Dividends can be a great way to boost your overall portfolio returns and generate capital to save, reinvest, or otherwise put to work as you desire. You can choose shares of individual income stocks or use dividend exchange-traded funds (ETFs) that provide access to an entire basket of dividend stocks.

If you're considering dividend ETFs for your portfolio right now and have $1,000 to put to work, here are two options to consider.

A person taking notes while using a laptop

Image source: Getty Images.

1. Schwab U.S. Dividend Equity ETF

The Schwab U.S. Dividend Equity ETF (SCHD 0.49%) tracks the performance of the Dow Jones U.S. Dividend 100 index, which tracks the performance of 100 high-yield U.S. dividend stocks. As such, the ETF typically invests in about 100 stocks across various sectors like energy, consumer staples, healthcare, technology, and industrials.

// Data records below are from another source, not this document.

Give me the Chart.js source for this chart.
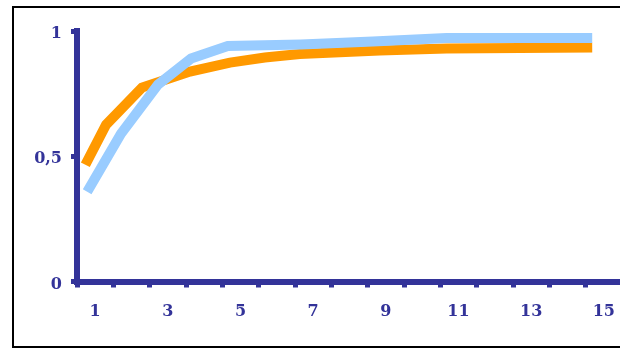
<!DOCTYPE html>
<html>
<head>
<meta charset="utf-8">
<script src="https://cdn.jsdelivr.net/npm/chart.js@4/dist/chart.umd.min.js"></script>
<style>
  html, body { margin: 0; padding: 0; background: #ffffff; overflow: hidden; }
  #wrap { position: absolute; left: 0; top: 0; width: 640px; height: 350px; }
</style>
</head>
<body>
<div id="wrap"><canvas id="c" width="640" height="350"></canvas></div>
<script>
// Category axis labels (x)
const categories = ['1','2','3','4','5','6','7','8','9','10','11','12','13','14','15'];
// Y tick labels (decimal comma)
const yTickLabels = ['0', '0,5', '1'];

// Light blue series (x positions along the category scale, y values)
const blueX = [0.78, 1.71, 2.73, 3.64, 4.65, 6.66, 8.64, 10.67, 12.68, 14.68];
const blueY = [0.358, 0.59, 0.786, 0.89, 0.94, 0.946, 0.958, 0.972, 0.972, 0.972];

// Orange series
const orangeX = [0.73, 1.30, 2.29, 3.61, 4.71, 5.67, 6.63, 8.83, 10.67, 12.68, 14.68];
const orangeY = [0.466, 0.626, 0.774, 0.838, 0.874, 0.894, 0.908, 0.922, 0.930, 0.932, 0.934];

const AXIS = '#333399';
const toPts = (xs, ys) => xs.map((x, i) => ({ x: x, y: ys[i] }));

const framePlugin = {
  id: 'frame',
  afterDraw(chart) {
    const ctx = chart.ctx;
    ctx.save();
    ctx.strokeStyle = '#000000';
    ctx.lineWidth = 2;
    ctx.strokeRect(13, 7, 700, 340);
    ctx.restore();
  }
};

new Chart(document.getElementById('c'), {
  type: 'line',
  data: {
    labels: categories,
    datasets: [
      {
        label: 'blue',
        data: toPts(blueX, blueY),
        xAxisID: 'xl',
        borderColor: '#99CCFF',
        borderWidth: 10,
        borderCapStyle: 'butt',
        borderJoinStyle: 'miter',
        pointRadius: 0,
        tension: 0,
        fill: false
      },
      {
        label: 'orange',
        data: toPts(orangeX, orangeY),
        xAxisID: 'xl',
        borderColor: '#FF9900',
        borderWidth: 10,
        borderCapStyle: 'butt',
        borderJoinStyle: 'miter',
        pointRadius: 0,
        tension: 0,
        fill: false
      }
    ]
  },
  options: {
    responsive: false,
    animation: false,
    devicePixelRatio: 1,
    layout: { padding: { left: 0, top: 31, right: 18, bottom: 0 } },
    plugins: { legend: { display: false }, tooltip: { enabled: false } },
    scales: {
      x: {
        type: 'category',
        position: 'bottom',
        offset: true,
        afterFit(scale) { scale.height = 68.5; },
        grid: {
          offset: true,
          drawOnChartArea: false,
          drawTicks: true,
          tickLength: 6,
          color: AXIS,
          lineWidth: 5
        },
        border: { display: true, color: AXIS, width: 6 },
        ticks: {
          autoSkip: false,
          maxRotation: 0,
          padding: 15,
          color: AXIS,
          font: { family: 'DejaVu Serif', size: 16, weight: 'bold' },
          callback(value, index) { return index % 2 === 0 ? categories[index] : ''; }
        }
      },
      xl: {
        type: 'linear',
        display: false,
        position: 'bottom',
        min: 0.5,
        max: 15.5
      },
      y: {
        type: 'linear',
        min: 0,
        max: 1,
        afterFit(scale) { scale.width = 77; },
        grid: {
          drawOnChartArea: false,
          drawTicks: true,
          tickLength: 6,
          color: AXIS,
          lineWidth: 5
        },
        border: { display: true, color: AXIS, width: 6 },
        ticks: {
          stepSize: 0.5,
          padding: 9,
          labelOffset: 3,
          color: AXIS,
          font: { family: 'DejaVu Serif', size: 16, weight: 'bold' },
          callback(value, index) { return yTickLabels[index]; }
        }
      }
    }
  },
  plugins: [framePlugin]
});
</script>
</body>
</html>
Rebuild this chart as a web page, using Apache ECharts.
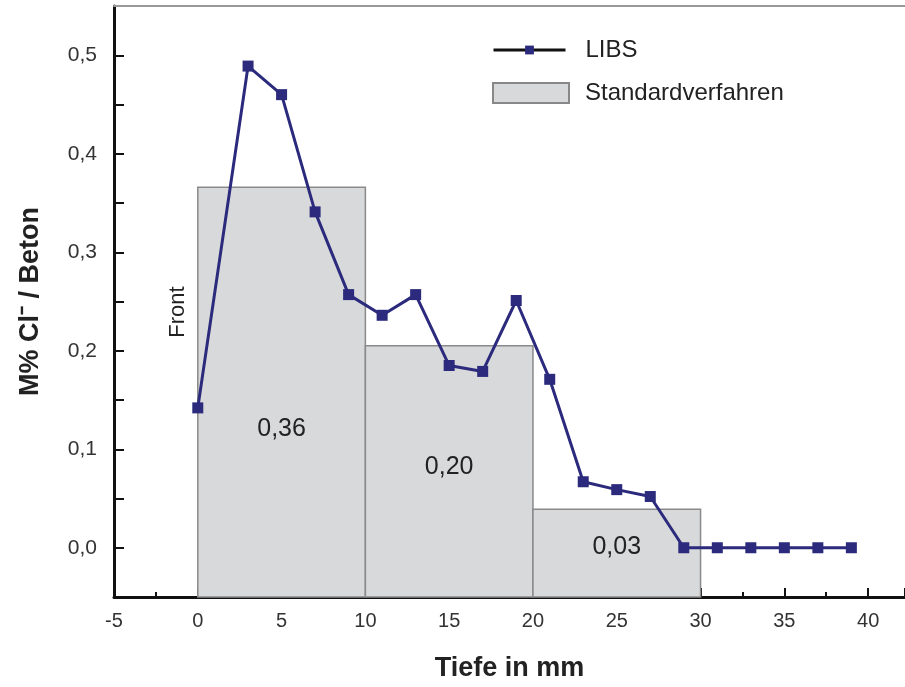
<!DOCTYPE html>
<html><head><meta charset="utf-8">
<script src="https://cdn.jsdelivr.net/npm/echarts@6/dist/echarts.min.js"></script>
<style>html,body{margin:0;padding:0;background:#fff}#c{width:905px;height:687px}</style>
</head><body><div id="c"></div>
<script>
// LIBS measurements
const libsDepth = [0,3,5,7,9,11,13,15,17,19,21,23,25,27,29,31,33,35,37,39];
const libsValue = [0.142,0.489,0.460,0.341,0.257,0.236,0.257,0.185,0.179,0.251,0.171,0.067,0.059,0.052,0.0,0.0,0.0,0.0,0.0,0.0];
// Standard method (layer intervals)
const stdFrom = [0,10,20];
const stdTo = [10,20,30];
const stdValue = [0.366,0.205,0.039];
const stdLabel = ['0,36','0,20','0,03'];
const stdLabelAt = [0.12,0.082,0.001];
const yTicks = [0,0.1,0.2,0.3,0.4,0.5];

const chart = echarts.init(document.getElementById('c'));
const fmt = v => v.toFixed(1).replace('.', ',');
const F = 'Liberation Sans, Arial, sans-serif';
const legText = {fontSize:24,fontFamily:F,color:'#222',padding:[0,0,0,15]};
chart.setOption({
  animation:false,
  backgroundColor:'#fff',
  grid:{left:114,top:6,right:0,bottom:87},
  legend:[{
    left:487, top:33, itemWidth:72, itemHeight:11,
    textStyle:legText,
    data:[{name:'LIBS',lineStyle:{color:'#111',width:3}}]
  },{
    left:487, top:76, itemWidth:76, itemHeight:20,
    textStyle:Object.assign({},legText,{padding:[0,0,0,11]}),
    data:[{name:'Standardverfahren',icon:'rect',itemStyle:{color:'#d7d9db',borderColor:'#888',borderWidth:2}}]
  }],
  xAxis:[{
    type:'value',min:-5,max:42.2,interval:5,
    axisLine:{onZero:false,lineStyle:{color:'#111',width:3}},
    axisTick:{inside:true,length:9,lineStyle:{color:'#111',width:2}},
    minorTick:{show:true,splitNumber:2,length:5,lineStyle:{color:'#111',width:2}},
    splitLine:{show:false},
    axisLabel:{fontSize:20,fontFamily:F,color:'#333',margin:14,showMaxLabel:false},
    name:'Tiefe in mm',nameLocation:'middle',nameGap:58,
    nameTextStyle:{fontSize:27,fontWeight:'bold',fontFamily:F,color:'#222'}
  },{
    type:'value',position:'top',min:-5,max:42.2,
    axisLine:{show:true,onZero:false,lineStyle:{color:'#999',width:2}},
    axisTick:{show:false},axisLabel:{show:false},splitLine:{show:false}
  }],
  yAxis:{
    type:'value',min:-0.05,max:0.55,interval:0.05,
    axisLine:{onZero:false,lineStyle:{color:'#111',width:3}},
    axisTick:{inside:true,length:10,lineStyle:{color:'#111',width:2}},
    splitLine:{show:false},
    axisLabel:{fontSize:21,fontFamily:F,color:'#333',margin:17,
      formatter:v=>{const r=Math.round(v*100)/100; return yTicks.some(t=>Math.abs(t-r)<1e-6)?fmt(r):'';},
      showMaxLabel:false},
    name:'M% Cl⁻ / Beton',nameLocation:'middle',nameGap:70,
    nameTextStyle:{fontSize:27,fontWeight:'bold',fontFamily:F,color:'#222'}
  },
  series:[{
    name:'Standardverfahren',type:'custom',
    itemStyle:{color:'#d7d9db'},
    data:stdValue.map((v,i)=>[stdFrom[i],stdTo[i],v,stdLabelAt[i],stdLabel[i]]),
    encode:{x:[0,1],y:2},
    renderItem:(params,api)=>{
      const cs=params.coordSys;
      const a=api.coord([api.value(0),api.value(2)]);
      const b=api.coord([api.value(1),api.value(2)]);
      const bottom=cs.y+cs.height;
      const i=params.dataIndex;
      const lp=api.coord([(api.value(0)+api.value(1))/2,api.value(3)]);
      return {type:'group',children:[
        {type:'rect',shape:{x:a[0],y:a[1],width:b[0]-a[0],height:bottom-a[1]},
          style:{fill:'#d7d9db',stroke:'#8a8a8a',lineWidth:1.5}},
        {type:'text',x:lp[0],y:lp[1],style:{text:stdLabel[i],fontSize:25,fontFamily:F,fill:'#222',align:'center',verticalAlign:'middle'}}
      ]};
    },
    z:1
  },{
    name:'LIBS',type:'line',
    data:libsDepth.map((d,i)=>[d,libsValue[i]]),
    symbol:'rect',symbolSize:11,
    lineStyle:{color:'#2b2a7c',width:3},
    itemStyle:{color:'#2b2a7c'},
    z:3
  }],
  graphic:[{
    type:'text',x:178,y:312,rotation:Math.PI/2,
    style:{text:'Front',fontSize:22,fontFamily:F,fill:'#222',align:'center',verticalAlign:'middle'}
  }]
});
</script></body></html>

Some of the top holdings of this fund include Chevron, ConocoPhillips, PepsiCo, Amgen, Cisco, Merck, and AbbVie. It also has positions in Target, General Mills, Paychex, and Lockheed Martin.

The Schwab U.S. Dividend Equity ETF is built around companies that have paid dividends for at least 10 consecutive years and possess the financial strength to continue doing so. That underlying emphasis on quality and strong fundamentals helps create a more resilient and potentially stable portfolio that has paid off big for investors through the years.

The ETF contained about $69 billion in total assets at the time of this writing, with an expense ratio of 0.06%. Considering that the average expense ratio for ETFs is in the ballpark of 0.1%, an expense ratio of 0.06% falls nicely below this average.

It's worth noting that the Schwab U.S. Dividend Equity ETF is passively managed since it aims to replicate the performance of its chosen index rather than having a manager actively selecting and trading stocks. In general, passively managed ETFs tend to have lower expense ratios compared to actively managed funds because they don't require the same level of research and trading activity.

The ETF also offers a yield of about 3.85%, notably higher than the average S&P 500 stock (1.3%). With a total 10-year return including dividends of about 200%, and its payout spiking by 160% in that time frame, the Schwab U.S. Dividend Equity ETF looks like a no-brainer buy for income-seeking investors who want to put cash into a basket of high-quality companies and hold it forever.

2. Vanguard Dividend Appreciation ETF

The Vanguard Dividend Appreciation ETF (VIG 0.54%) tracks the performance of the S&P U.S. Dividend Growers index, which replicates the performance of large U.S. companies that have consistently increased their dividends for at least 10 consecutive years. The top industry weightings in the Vanguard Dividend Appreciation ETF include technology, financial services, healthcare, consumer defensive, and industrials.

The fund had total net assets of $109.6 billion at the time of this writing and contains 337 stocks with a median market cap of $226 billion. Most of the stocks in the ETF are large-cap companies (78% to be exact), while only about 2.7% are small caps. Some of the major names that represent the most significant holdings in the ETF include Microsoft, Apple, Eli Lilly, and Visa.

Its current yield is relatively low compared to some other dividend ETFs (around 1.65%) because it prioritizes dividend growth over initial high payouts or the highest yields. Many of the underlying companies are growth-focused stocks that offer the potential for consistent capital appreciation alongside dividend income. Its current expense ratio of 0.05% is on the low end, making it accessible to a much wider group of investors.

The Vanguard Dividend Appreciation ETF has delivered a total return of about 240% over the trailing 10 years, while its dividend has increased by about 97%. For investors seeking long-term, reliable income through exposure to high-quality, large-cap U.S. companies with a demonstrated track record of increasing their dividends, this ETF could warrant a long-term portfolio position.